2 Showa Genroku Rakugo Shinju Is a Tragic Anime About Ambition & Trauma
Streaming on Crunchyroll
Spanning decades in the lives of rakugo performers, Showa Genroku Rakugo Shinju is a slow-burning, tragic story of ambition and generational trauma. Its characters pay the price of their choices over decades: exchanging love for legacy and passing on emotional wounds. It’s a quiet tragedy, and is conveyed in silence and by the stories they tell on stage.
The audience is asked to pay close attention, not just to the words spoken, but to the silences that echo all the more loudly. For older audiences, the regret of opportunities not being seized and the pain of truths not spoken are all too recognizable. Showa Genroku Rakugo Shinju is not a story about artists finding fame, but about what they give up.
1 Monster is One of the Most Mature Anime About the Root of Evil
Streaming on Netflix
Monster isn’t a flashy anime. There are no special powers or giant battles. Instead, it starts with one quiet decision: Dr. Kenzo Tenma saves the life of a young boy instead of a powerful politician. Years later, that same boy grows up to become something far more dangerous than anyone expected. Tenma is left to chase down the consequences of a choice he thought was the right one.

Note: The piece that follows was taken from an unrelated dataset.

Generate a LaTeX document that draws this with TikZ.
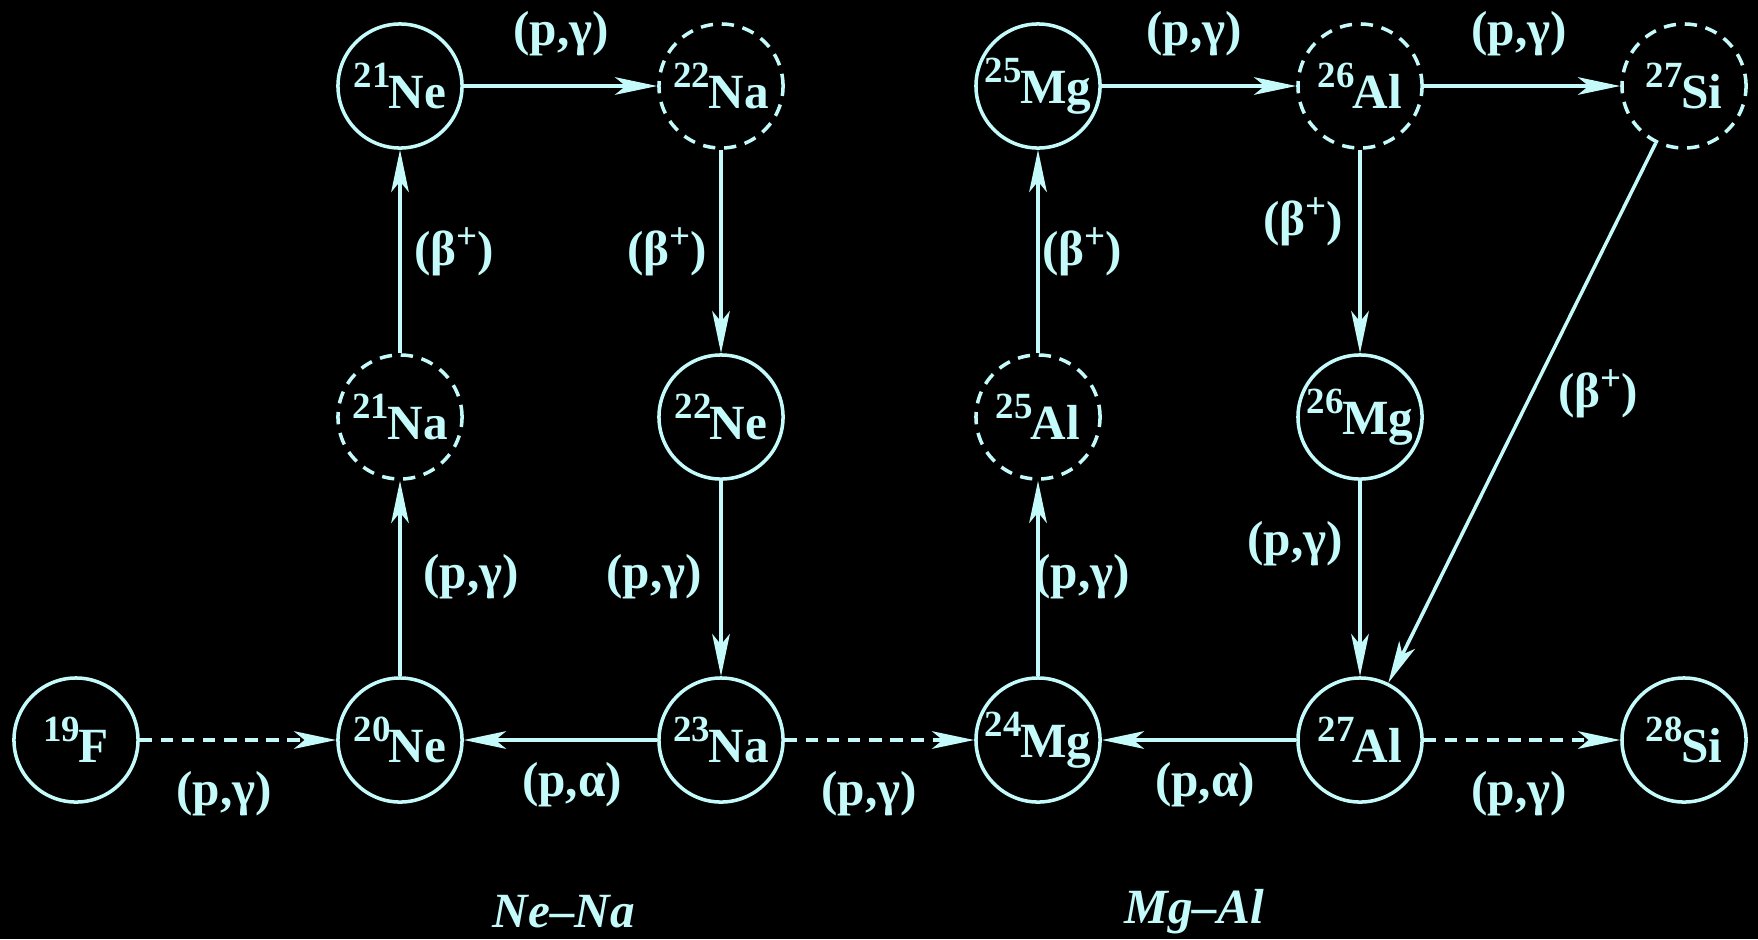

What makes Monster feel so grown-up is how it refuses to make a crime story feel easy. There’s no obvious villain, no clear victory. Every person Tenma meets carries their own damage, their own reasons for the things they’ve done. This isn’t an anime story about fixing everything. It’s about living with what can’t be fixed, and that’s a weight only adults really understand.